#### WORK INSTRUCTIONS:
All lines below must be repeated exactly, with the pictures omitted.

#### RECORDED DATA:
┌────────

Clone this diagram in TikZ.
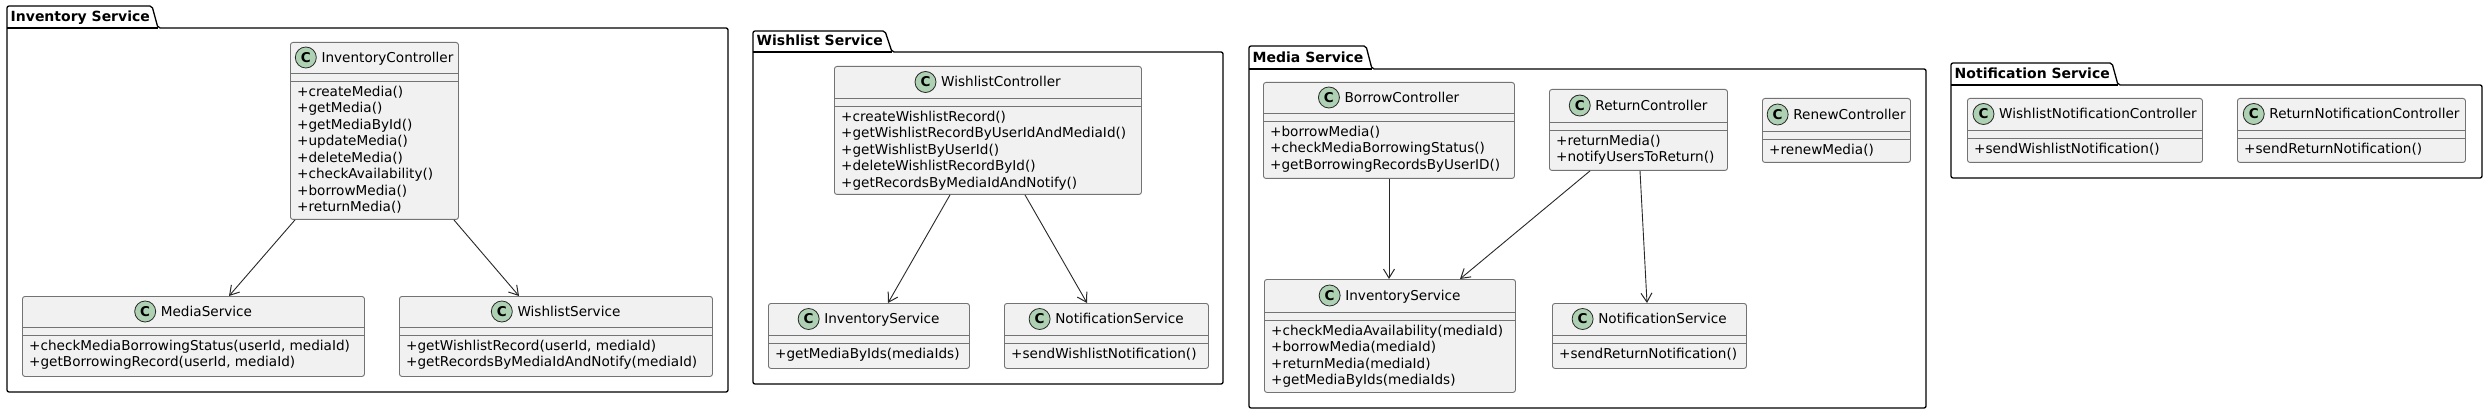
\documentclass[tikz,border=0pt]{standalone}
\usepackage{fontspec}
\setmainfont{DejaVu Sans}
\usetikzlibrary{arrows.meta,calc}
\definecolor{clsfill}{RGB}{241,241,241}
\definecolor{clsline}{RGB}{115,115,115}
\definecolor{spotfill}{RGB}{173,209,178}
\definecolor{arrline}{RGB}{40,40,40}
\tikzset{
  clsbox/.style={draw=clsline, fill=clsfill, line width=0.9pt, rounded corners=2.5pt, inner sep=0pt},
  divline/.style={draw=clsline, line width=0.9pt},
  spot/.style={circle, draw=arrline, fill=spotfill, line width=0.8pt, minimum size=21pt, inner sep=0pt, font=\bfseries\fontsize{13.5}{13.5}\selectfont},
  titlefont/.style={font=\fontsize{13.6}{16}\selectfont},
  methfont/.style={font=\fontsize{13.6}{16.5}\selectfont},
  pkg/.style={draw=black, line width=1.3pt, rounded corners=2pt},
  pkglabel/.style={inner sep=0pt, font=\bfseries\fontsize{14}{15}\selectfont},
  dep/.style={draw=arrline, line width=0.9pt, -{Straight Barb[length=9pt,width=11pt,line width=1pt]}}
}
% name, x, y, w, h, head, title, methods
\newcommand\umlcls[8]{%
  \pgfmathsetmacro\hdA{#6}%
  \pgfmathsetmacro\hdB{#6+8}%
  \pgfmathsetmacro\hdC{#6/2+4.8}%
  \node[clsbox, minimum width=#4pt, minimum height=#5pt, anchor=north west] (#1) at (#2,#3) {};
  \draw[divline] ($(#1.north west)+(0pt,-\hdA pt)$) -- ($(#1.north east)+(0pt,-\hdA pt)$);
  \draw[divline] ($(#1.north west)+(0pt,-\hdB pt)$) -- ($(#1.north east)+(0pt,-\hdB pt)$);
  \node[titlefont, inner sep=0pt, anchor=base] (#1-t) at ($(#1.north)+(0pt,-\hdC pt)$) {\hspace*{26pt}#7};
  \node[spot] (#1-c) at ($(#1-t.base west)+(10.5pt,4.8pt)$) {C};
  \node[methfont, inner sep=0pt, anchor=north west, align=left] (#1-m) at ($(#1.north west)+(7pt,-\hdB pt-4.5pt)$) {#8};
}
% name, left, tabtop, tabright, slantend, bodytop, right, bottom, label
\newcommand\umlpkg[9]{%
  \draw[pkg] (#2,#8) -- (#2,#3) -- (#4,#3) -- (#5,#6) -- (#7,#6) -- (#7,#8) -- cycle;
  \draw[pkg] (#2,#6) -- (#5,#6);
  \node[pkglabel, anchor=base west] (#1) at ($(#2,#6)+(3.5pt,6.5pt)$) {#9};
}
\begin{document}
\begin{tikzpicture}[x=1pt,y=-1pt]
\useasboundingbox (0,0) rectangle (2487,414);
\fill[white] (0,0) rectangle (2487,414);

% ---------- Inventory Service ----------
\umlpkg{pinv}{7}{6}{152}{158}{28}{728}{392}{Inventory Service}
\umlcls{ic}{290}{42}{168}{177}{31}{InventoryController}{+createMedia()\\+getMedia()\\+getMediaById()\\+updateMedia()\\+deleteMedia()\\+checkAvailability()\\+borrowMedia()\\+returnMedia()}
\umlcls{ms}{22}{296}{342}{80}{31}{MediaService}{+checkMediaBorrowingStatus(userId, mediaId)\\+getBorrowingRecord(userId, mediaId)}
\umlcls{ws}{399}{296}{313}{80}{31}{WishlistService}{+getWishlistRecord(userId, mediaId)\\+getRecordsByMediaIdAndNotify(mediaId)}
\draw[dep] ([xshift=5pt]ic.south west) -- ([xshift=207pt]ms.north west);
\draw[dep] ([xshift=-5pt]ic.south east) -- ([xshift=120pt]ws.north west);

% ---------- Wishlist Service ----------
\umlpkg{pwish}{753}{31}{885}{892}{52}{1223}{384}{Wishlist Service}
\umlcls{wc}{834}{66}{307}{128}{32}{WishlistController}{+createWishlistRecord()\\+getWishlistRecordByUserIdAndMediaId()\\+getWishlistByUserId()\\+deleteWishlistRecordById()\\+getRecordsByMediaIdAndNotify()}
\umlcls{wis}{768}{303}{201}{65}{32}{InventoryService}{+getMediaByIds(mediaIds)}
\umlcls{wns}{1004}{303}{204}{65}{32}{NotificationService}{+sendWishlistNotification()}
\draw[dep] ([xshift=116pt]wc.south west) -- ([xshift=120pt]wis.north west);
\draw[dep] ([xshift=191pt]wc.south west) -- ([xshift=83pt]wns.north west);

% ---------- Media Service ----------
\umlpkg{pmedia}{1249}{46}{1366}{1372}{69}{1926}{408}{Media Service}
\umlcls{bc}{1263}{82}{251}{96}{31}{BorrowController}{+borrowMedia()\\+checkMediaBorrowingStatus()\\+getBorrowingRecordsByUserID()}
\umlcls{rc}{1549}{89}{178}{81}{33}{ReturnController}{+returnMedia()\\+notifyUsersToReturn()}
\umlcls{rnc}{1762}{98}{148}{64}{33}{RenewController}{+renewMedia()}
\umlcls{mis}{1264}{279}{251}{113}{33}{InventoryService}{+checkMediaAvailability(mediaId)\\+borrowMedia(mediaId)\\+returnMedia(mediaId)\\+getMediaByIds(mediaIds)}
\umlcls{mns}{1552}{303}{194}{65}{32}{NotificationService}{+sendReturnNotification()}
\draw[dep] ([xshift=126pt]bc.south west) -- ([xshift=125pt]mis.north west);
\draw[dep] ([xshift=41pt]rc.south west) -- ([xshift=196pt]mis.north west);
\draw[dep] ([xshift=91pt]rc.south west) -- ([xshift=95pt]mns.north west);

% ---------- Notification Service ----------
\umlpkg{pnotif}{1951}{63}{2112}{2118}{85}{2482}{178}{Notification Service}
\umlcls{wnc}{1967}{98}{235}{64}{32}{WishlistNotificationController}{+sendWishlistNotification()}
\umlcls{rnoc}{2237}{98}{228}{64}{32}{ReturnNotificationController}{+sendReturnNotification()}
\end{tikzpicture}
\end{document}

└────────

#### RESPONSE TO THIS TASK:
Clone this diagram in TikZ.
\documentclass[tikz,border=0pt]{standalone}
\usepackage{fontspec}
\setmainfont{DejaVu Sans}
\usetikzlibrary{arrows.meta,calc}
\definecolor{clsfill}{RGB}{241,241,241}
\definecolor{clsline}{RGB}{115,115,115}
\definecolor{spotfill}{RGB}{173,209,178}
\definecolor{arrline}{RGB}{40,40,40}
\tikzset{
  clsbox/.style={draw=clsline, fill=clsfill, line width=0.9pt, rounded corners=2.5pt, inner sep=0pt},
  divline/.style={draw=clsline, line width=0.9pt},
  spot/.style={circle, draw=arrline, fill=spotfill, line width=0.8pt, minimum size=21pt, inner sep=0pt, font=\bfseries\fontsize{13.5}{13.5}\selectfont},
  titlefont/.style={font=\fontsize{13.6}{16}\selectfont},
  methfont/.style={font=\fontsize{13.6}{16.5}\selectfont},
  pkg/.style={draw=black, line width=1.3pt, rounded corners=2pt},
  pkglabel/.style={inner sep=0pt, font=\bfseries\fontsize{14}{15}\selectfont},
  dep/.style={draw=arrline, line width=0.9pt, -{Straight Barb[length=9pt,width=11pt,line width=1pt]}}
}
% name, x, y, w, h, head, title, methods
\newcommand\umlcls[8]{%
  \pgfmathsetmacro\hdA{#6}%
  \pgfmathsetmacro\hdB{#6+8}%
  \pgfmathsetmacro\hdC{#6/2+4.8}%
  \node[clsbox, minimum width=#4pt, minimum height=#5pt, anchor=north west] (#1) at (#2,#3) {};
  \draw[divline] ($(#1.north west)+(0pt,-\hdA pt)$) -- ($(#1.north east)+(0pt,-\hdA pt)$);
  \draw[divline] ($(#1.north west)+(0pt,-\hdB pt)$) -- ($(#1.north east)+(0pt,-\hdB pt)$);
  \node[titlefont, inner sep=0pt, anchor=base] (#1-t) at ($(#1.north)+(0pt,-\hdC pt)$) {\hspace*{26pt}#7};
  \node[spot] (#1-c) at ($(#1-t.base west)+(10.5pt,4.8pt)$) {C};
  \node[methfont, inner sep=0pt, anchor=north west, align=left] (#1-m) at ($(#1.north west)+(7pt,-\hdB pt-4.5pt)$) {#8};
}
% name, left, tabtop, tabright, slantend, bodytop, right, bottom, label
\newcommand\umlpkg[9]{%
  \draw[pkg] (#2,#8) -- (#2,#3) -- (#4,#3) -- (#5,#6) -- (#7,#6) -- (#7,#8) -- cycle;
  \draw[pkg] (#2,#6) -- (#5,#6);
  \node[pkglabel, anchor=base west] (#1) at ($(#2,#6)+(3.5pt,6.5pt)$) {#9};
}
\begin{document}
\begin{tikzpicture}[x=1pt,y=-1pt]
\useasboundingbox (0,0) rectangle (2487,414);
\fill[white] (0,0) rectangle (2487,414);

% ---------- Inventory Service ----------
\umlpkg{pinv}{7}{6}{152}{158}{28}{728}{392}{Inventory Service}
\umlcls{ic}{290}{42}{168}{177}{31}{InventoryController}{+createMedia()\\+getMedia()\\+getMediaById()\\+updateMedia()\\+deleteMedia()\\+checkAvailability()\\+borrowMedia()\\+returnMedia()}
\umlcls{ms}{22}{296}{342}{80}{31}{MediaService}{+checkMediaBorrowingStatus(userId, mediaId)\\+getBorrowingRecord(userId, mediaId)}
\umlcls{ws}{399}{296}{313}{80}{31}{WishlistService}{+getWishlistRecord(userId, mediaId)\\+getRecordsByMediaIdAndNotify(mediaId)}
\draw[dep] ([xshift=5pt]ic.south west) -- ([xshift=207pt]ms.north west);
\draw[dep] ([xshift=-5pt]ic.south east) -- ([xshift=120pt]ws.north west);

% ---------- Wishlist Service ----------
\umlpkg{pwish}{753}{31}{885}{892}{52}{1223}{384}{Wishlist Service}
\umlcls{wc}{834}{66}{307}{128}{32}{WishlistController}{+createWishlistRecord()\\+getWishlistRecordByUserIdAndMediaId()\\+getWishlistByUserId()\\+deleteWishlistRecordById()\\+getRecordsByMediaIdAndNotify()}
\umlcls{wis}{768}{303}{201}{65}{32}{InventoryService}{+getMediaByIds(mediaIds)}
\umlcls{wns}{1004}{303}{204}{65}{32}{NotificationService}{+sendWishlistNotification()}
\draw[dep] ([xshift=116pt]wc.south west) -- ([xshift=120pt]wis.north west);
\draw[dep] ([xshift=191pt]wc.south west) -- ([xshift=83pt]wns.north west);

% ---------- Media Service ----------
\umlpkg{pmedia}{1249}{46}{1366}{1372}{69}{1926}{408}{Media Service}
\umlcls{bc}{1263}{82}{251}{96}{31}{BorrowController}{+borrowMedia()\\+checkMediaBorrowingStatus()\\+getBorrowingRecordsByUserID()}
\umlcls{rc}{1549}{89}{178}{81}{33}{ReturnController}{+returnMedia()\\+notifyUsersToReturn()}
\umlcls{rnc}{1762}{98}{148}{64}{33}{RenewController}{+renewMedia()}
\umlcls{mis}{1264}{279}{251}{113}{33}{InventoryService}{+checkMediaAvailability(mediaId)\\+borrowMedia(mediaId)\\+returnMedia(mediaId)\\+getMediaByIds(mediaIds)}
\umlcls{mns}{1552}{303}{194}{65}{32}{NotificationService}{+sendReturnNotification()}
\draw[dep] ([xshift=126pt]bc.south west) -- ([xshift=125pt]mis.north west);
\draw[dep] ([xshift=41pt]rc.south west) -- ([xshift=196pt]mis.north west);
\draw[dep] ([xshift=91pt]rc.south west) -- ([xshift=95pt]mns.north west);

% ---------- Notification Service ----------
\umlpkg{pnotif}{1951}{63}{2112}{2118}{85}{2482}{178}{Notification Service}
\umlcls{wnc}{1967}{98}{235}{64}{32}{WishlistNotificationController}{+sendWishlistNotification()}
\umlcls{rnoc}{2237}{98}{228}{64}{32}{ReturnNotificationController}{+sendReturnNotification()}
\end{tikzpicture}
\end{document}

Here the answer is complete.